** Begin **

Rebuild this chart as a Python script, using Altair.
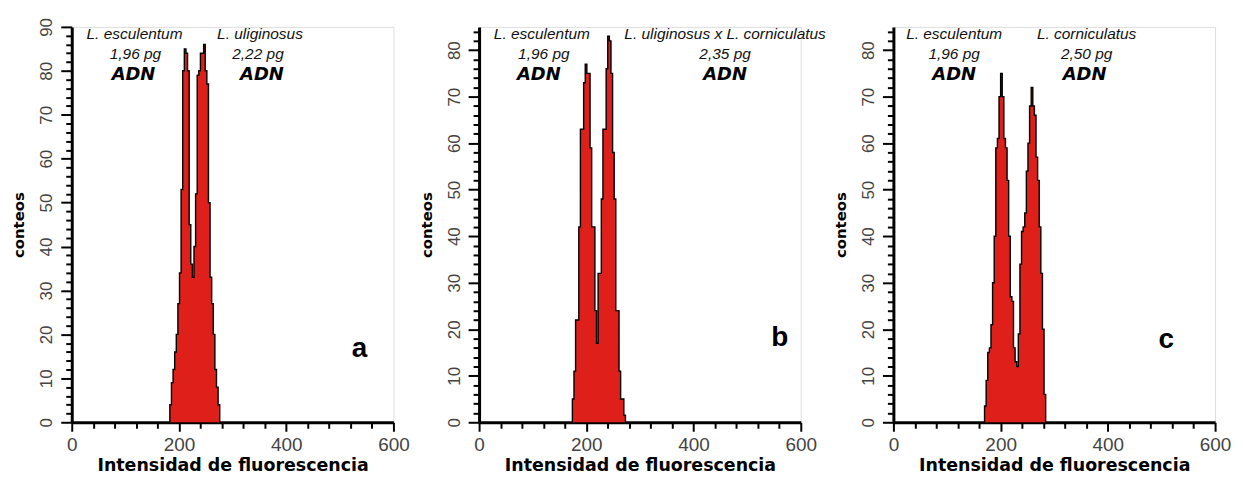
import altair as alt
import pandas as pd

# ---------------- data ----------------
bin_width = 3

a_bins = [183, 186, 189, 192, 195, 198, 201, 204, 207, 210, 213, 216, 219, 222, 225, 228,
          231, 234, 237, 240, 243, 246, 249, 252, 255, 258, 261, 264, 267, 270, 273]
a_counts = [4, 9, 12, 16, 20, 27, 34, 53, 80, 85, 84, 80, 45, 36, 33, 40,
            52, 79, 80, 84, 84, 86, 80, 77, 50, 33, 27, 20, 12, 8, 4]

b_bins = [174, 177, 180, 183, 186, 189, 192, 195, 198, 201, 204, 207, 210, 213, 216, 219, 222,
          225, 228, 231, 234, 237, 240, 243, 246, 249, 252, 255, 258, 261, 264, 267, 270]
b_counts = [5, 11, 22, 22, 42, 63, 63, 73, 77, 75, 75, 59, 42, 42, 24, 17, 32,
            32, 48, 63, 63, 76, 83, 82, 75, 58, 48, 24, 24, 11, 5, 5, 1.5]

c_bins = [170, 173, 176, 179, 182, 185, 188, 191, 194, 197, 200, 203, 206, 209, 212, 215, 218,
          221, 224, 227, 230, 233, 236, 239, 242, 245, 248, 251, 254, 257, 260, 263, 266, 269,
          272, 275, 278, 281]
c_counts = [3.5, 9, 15, 16, 21, 30, 40, 59, 61, 70, 75, 70, 61, 59, 52, 40, 27,
            26, 16, 13, 12, 19, 34, 41, 42, 45, 54, 60, 68, 72, 68, 66, 57, 52,
            42, 32, 20, 6]

x_ticks = [0, 40, 80, 120, 160, 200, 240, 280, 320, 360, 400, 440, 480, 520, 560, 600]

a_species = ["L. esculentum", "L. uliginosus"]
a_mass = ["1,96 pg", "2,22 pg"]
b_species = ["L. esculentum", "L. uliginosus x L. corniculatus"]
b_mass = ["1,96 pg", "2,35 pg"]
c_species = ["L. esculentum", "L. corniculatus"]
c_mass = ["1,96 pg", "2,50 pg"]
unit_label = "ADN"
panel_letters = ["a", "b", "c"]

x_title = "Intensidad de fluorescencia"
y_title = "conteos"

# ---------------- styling ----------------
RED = "#df1f19"
W, H = 323, 397


def area_df(bins, counts):
    xs = list(bins) + [bins[-1] + bin_width]
    ys = list(counts) + [0]
    return pd.DataFrame({"x": xs, "y": ys})


def line_df(bins, counts):
    xs = [bins[0]] + list(bins) + [bins[-1] + bin_width]
    ys = [0] + list(counts) + [0]
    return pd.DataFrame({"x": xs, "y": ys, "o": list(range(len(xs)))})


def text_layer(txt, px, py, font, size, style="normal", weight="normal", color="#111111"):
    return alt.Chart(pd.DataFrame({"t": [txt]})).mark_text(
        font=font, fontSize=size, fontStyle=style, fontWeight=weight, color=color,
        align="center", baseline="middle"
    ).encode(text="t:N", x=alt.value(px), y=alt.value(py))


def panel(bins, counts, ymax, species, mass, letter, pos):
    xaxis = alt.Axis(
        values=x_ticks, tickCount=len(x_ticks),
        labelExpr="datum.value % 200 === 0 ? datum.label : ''",
        labelFlush=False, labelOverlap=False,
        labelFont="Liberation Sans", labelFontSize=19, labelColor="#444",
        labelPadding=4,
        tickSize={"condition": {"test": "datum.value % 200 === 0", "value": 9}, "value": 6},
        tickWidth=2, tickColor="black",
        domainColor="black", domainWidth=3,
        grid=False,
        title=x_title, titleFont="DejaVu Sans", titleFontWeight="bold",
        titleFontSize=17.5, titleColor="black", titlePadding=2,
    )
    yvals = list(range(0, ymax + 1, 2))
    yaxis = alt.Axis(
        values=yvals, tickCount=len(yvals),
        labelExpr="datum.value % 10 === 0 ? datum.label : ''",
        labelOverlap=False, labelFlush=False,
        labelAngle=270,
        labelFont="Liberation Sans", labelFontSize=17, labelColor="#444",
        labelPadding=5,
        tickSize={"condition": {"test": "datum.value % 10 === 0", "value": 11}, "value": 6},
        tickWidth=2, tickColor="black",
        domainColor="black", domainWidth=3,
        grid=False,
        title=y_title, titleFont="DejaVu Sans", titleFontWeight="bold",
        titleFontSize=15, titleColor="black", titlePadding=11,
    )
    xs = alt.X("x:Q", scale=alt.Scale(domain=[0, 600], nice=False, zero=False), axis=xaxis)
    ys = alt.Y("y:Q", scale=alt.Scale(domain=[0, ymax], nice=False), axis=yaxis)

    area = alt.Chart(area_df(bins, counts)).mark_area(
        interpolate="step-after", color=RED, opacity=1
    ).encode(x=xs, y=ys)
    outline = alt.Chart(line_df(bins, counts)).mark_line(
        interpolate="step-after", color="black", strokeWidth=1.4
    ).encode(x="x:Q", y="y:Q", order="o:Q")

    (s1x, s2x, a1x, a2x, m1x, m2x, lx, ly) = pos
    layers = [
        area, outline,
        text_layer(species[0], s1x, 7, "Liberation Sans", 15.5, style="italic"),
        text_layer(species[1], s2x, 7, "Liberation Sans", 15.5, style="italic"),
        text_layer(mass[0], m1x, 27, "Liberation Sans", 15.5, style="italic"),
        text_layer(mass[1], m2x, 27, "Liberation Sans", 15.5, style="italic"),
        text_layer(unit_label, a1x, 48, "DejaVu Sans", 18, style="italic", weight="bold", color="black"),
        text_layer(unit_label, a2x, 48, "DejaVu Sans", 18, style="italic", weight="bold", color="black"),
        text_layer(letter, lx, ly, "Liberation Sans", 28, weight="bold", color="black"),
    ]
    return alt.layer(*layers).properties(width=W, height=H)


pa = panel(a_bins, a_counts, 90, a_species, a_mass, panel_letters[0],
           (63, 189, 62, 191, 64, 187, 289, 323))
pb = panel(b_bins, b_counts, 85, b_species, b_mass, panel_letters[1],
           (63, 247, 60, 247, 65, 247, 302, 312))
pc = panel(c_bins, c_counts, 85, c_species, c_mass, panel_letters[2],
           (61, 194, 61, 192, 61, 194, 274, 314))

left_pair = alt.hconcat(pa, pb, spacing=8)
chart = alt.hconcat(left_pair, pc, spacing=6).properties(
    padding={"top": 8, "left": 3, "right": 5, "bottom": 5}
).configure_view(stroke=None).configure(background="white")

chart.save("out.html", embed_options={"renderer": "svg", "actions": False})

** End **

Emit the lines of the material exactly, from its first line to the line containing "bin_width = 3", inclusive; leave every picture out.

Rebuild this chart as a Python script, using Altair.
import altair as alt
import pandas as pd

# ---------------- data ----------------
bin_width = 3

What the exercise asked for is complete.